++++ SUPPLIED MATERIAL

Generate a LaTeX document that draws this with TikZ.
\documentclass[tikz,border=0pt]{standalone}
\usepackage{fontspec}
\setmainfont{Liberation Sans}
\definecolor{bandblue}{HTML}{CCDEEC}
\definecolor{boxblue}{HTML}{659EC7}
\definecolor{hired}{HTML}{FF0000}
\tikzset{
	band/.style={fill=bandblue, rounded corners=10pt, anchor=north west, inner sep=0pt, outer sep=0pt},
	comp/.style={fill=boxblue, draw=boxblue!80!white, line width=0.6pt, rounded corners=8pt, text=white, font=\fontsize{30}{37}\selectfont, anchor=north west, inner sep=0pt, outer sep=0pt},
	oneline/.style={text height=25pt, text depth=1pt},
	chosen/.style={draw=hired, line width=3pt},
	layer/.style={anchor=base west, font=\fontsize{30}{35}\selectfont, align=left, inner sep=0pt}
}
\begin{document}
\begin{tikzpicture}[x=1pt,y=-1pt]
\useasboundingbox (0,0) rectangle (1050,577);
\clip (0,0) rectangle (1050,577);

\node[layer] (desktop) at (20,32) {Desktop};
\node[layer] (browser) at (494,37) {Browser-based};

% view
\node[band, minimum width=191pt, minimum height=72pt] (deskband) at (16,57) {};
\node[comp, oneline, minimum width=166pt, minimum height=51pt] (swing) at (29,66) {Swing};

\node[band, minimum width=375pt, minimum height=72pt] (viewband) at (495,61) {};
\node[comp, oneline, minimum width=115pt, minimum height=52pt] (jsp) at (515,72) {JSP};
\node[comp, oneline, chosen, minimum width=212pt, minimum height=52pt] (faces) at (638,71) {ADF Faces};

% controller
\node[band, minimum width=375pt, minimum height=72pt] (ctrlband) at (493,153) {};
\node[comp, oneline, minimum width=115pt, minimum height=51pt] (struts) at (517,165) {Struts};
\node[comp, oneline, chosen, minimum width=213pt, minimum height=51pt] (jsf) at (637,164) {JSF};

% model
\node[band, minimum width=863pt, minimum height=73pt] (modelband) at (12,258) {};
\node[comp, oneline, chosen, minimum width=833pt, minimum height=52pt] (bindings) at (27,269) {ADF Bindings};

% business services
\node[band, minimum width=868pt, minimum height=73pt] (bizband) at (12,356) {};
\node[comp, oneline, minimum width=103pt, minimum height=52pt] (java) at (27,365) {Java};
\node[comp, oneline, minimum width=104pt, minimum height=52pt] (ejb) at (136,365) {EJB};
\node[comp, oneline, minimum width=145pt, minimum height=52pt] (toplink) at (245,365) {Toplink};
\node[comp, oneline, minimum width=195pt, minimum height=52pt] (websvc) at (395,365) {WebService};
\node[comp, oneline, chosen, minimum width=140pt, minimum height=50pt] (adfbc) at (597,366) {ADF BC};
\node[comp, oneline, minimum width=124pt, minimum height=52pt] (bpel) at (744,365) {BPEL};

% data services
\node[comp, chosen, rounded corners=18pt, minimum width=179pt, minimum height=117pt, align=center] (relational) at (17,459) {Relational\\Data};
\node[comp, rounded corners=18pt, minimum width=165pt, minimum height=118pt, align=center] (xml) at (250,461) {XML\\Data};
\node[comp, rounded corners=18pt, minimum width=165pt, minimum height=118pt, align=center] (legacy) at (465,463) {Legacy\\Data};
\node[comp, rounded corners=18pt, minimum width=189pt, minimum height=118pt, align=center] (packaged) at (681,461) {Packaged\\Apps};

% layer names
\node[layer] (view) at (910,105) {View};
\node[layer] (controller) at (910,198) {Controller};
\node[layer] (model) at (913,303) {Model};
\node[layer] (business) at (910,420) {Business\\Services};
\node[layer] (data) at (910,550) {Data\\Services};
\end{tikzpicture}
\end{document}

++++++++

§ **DESCRIPTION OF THE TASK**: Each line must be given again exactly as written above.

§ **SOLVED EXERCISE**:
Generate a LaTeX document that draws this with TikZ.
\documentclass[tikz,border=0pt]{standalone}
\usepackage{fontspec}
\setmainfont{Liberation Sans}
\definecolor{bandblue}{HTML}{CCDEEC}
\definecolor{boxblue}{HTML}{659EC7}
\definecolor{hired}{HTML}{FF0000}
\tikzset{
	band/.style={fill=bandblue, rounded corners=10pt, anchor=north west, inner sep=0pt, outer sep=0pt},
	comp/.style={fill=boxblue, draw=boxblue!80!white, line width=0.6pt, rounded corners=8pt, text=white, font=\fontsize{30}{37}\selectfont, anchor=north west, inner sep=0pt, outer sep=0pt},
	oneline/.style={text height=25pt, text depth=1pt},
	chosen/.style={draw=hired, line width=3pt},
	layer/.style={anchor=base west, font=\fontsize{30}{35}\selectfont, align=left, inner sep=0pt}
}
\begin{document}
\begin{tikzpicture}[x=1pt,y=-1pt]
\useasboundingbox (0,0) rectangle (1050,577);
\clip (0,0) rectangle (1050,577);

\node[layer] (desktop) at (20,32) {Desktop};
\node[layer] (browser) at (494,37) {Browser-based};

% view
\node[band, minimum width=191pt, minimum height=72pt] (deskband) at (16,57) {};
\node[comp, oneline, minimum width=166pt, minimum height=51pt] (swing) at (29,66) {Swing};

\node[band, minimum width=375pt, minimum height=72pt] (viewband) at (495,61) {};
\node[comp, oneline, minimum width=115pt, minimum height=52pt] (jsp) at (515,72) {JSP};
\node[comp, oneline, chosen, minimum width=212pt, minimum height=52pt] (faces) at (638,71) {ADF Faces};

% controller
\node[band, minimum width=375pt, minimum height=72pt] (ctrlband) at (493,153) {};
\node[comp, oneline, minimum width=115pt, minimum height=51pt] (struts) at (517,165) {Struts};
\node[comp, oneline, chosen, minimum width=213pt, minimum height=51pt] (jsf) at (637,164) {JSF};

% model
\node[band, minimum width=863pt, minimum height=73pt] (modelband) at (12,258) {};
\node[comp, oneline, chosen, minimum width=833pt, minimum height=52pt] (bindings) at (27,269) {ADF Bindings};

% business services
\node[band, minimum width=868pt, minimum height=73pt] (bizband) at (12,356) {};
\node[comp, oneline, minimum width=103pt, minimum height=52pt] (java) at (27,365) {Java};
\node[comp, oneline, minimum width=104pt, minimum height=52pt] (ejb) at (136,365) {EJB};
\node[comp, oneline, minimum width=145pt, minimum height=52pt] (toplink) at (245,365) {Toplink};
\node[comp, oneline, minimum width=195pt, minimum height=52pt] (websvc) at (395,365) {WebService};
\node[comp, oneline, chosen, minimum width=140pt, minimum height=50pt] (adfbc) at (597,366) {ADF BC};
\node[comp, oneline, minimum width=124pt, minimum height=52pt] (bpel) at (744,365) {BPEL};

% data services
\node[comp, chosen, rounded corners=18pt, minimum width=179pt, minimum height=117pt, align=center] (relational) at (17,459) {Relational\\Data};
\node[comp, rounded corners=18pt, minimum width=165pt, minimum height=118pt, align=center] (xml) at (250,461) {XML\\Data};
\node[comp, rounded corners=18pt, minimum width=165pt, minimum height=118pt, align=center] (legacy) at (465,463) {Legacy\\Data};
\node[comp, rounded corners=18pt, minimum width=189pt, minimum height=118pt, align=center] (packaged) at (681,461) {Packaged\\Apps};

% layer names
\node[layer] (view) at (910,105) {View};
\node[layer] (controller) at (910,198) {Controller};
\node[layer] (model) at (913,303) {Model};
\node[layer] (business) at (910,420) {Business\\Services};
\node[layer] (data) at (910,550) {Data\\Services};
\end{tikzpicture}
\end{document}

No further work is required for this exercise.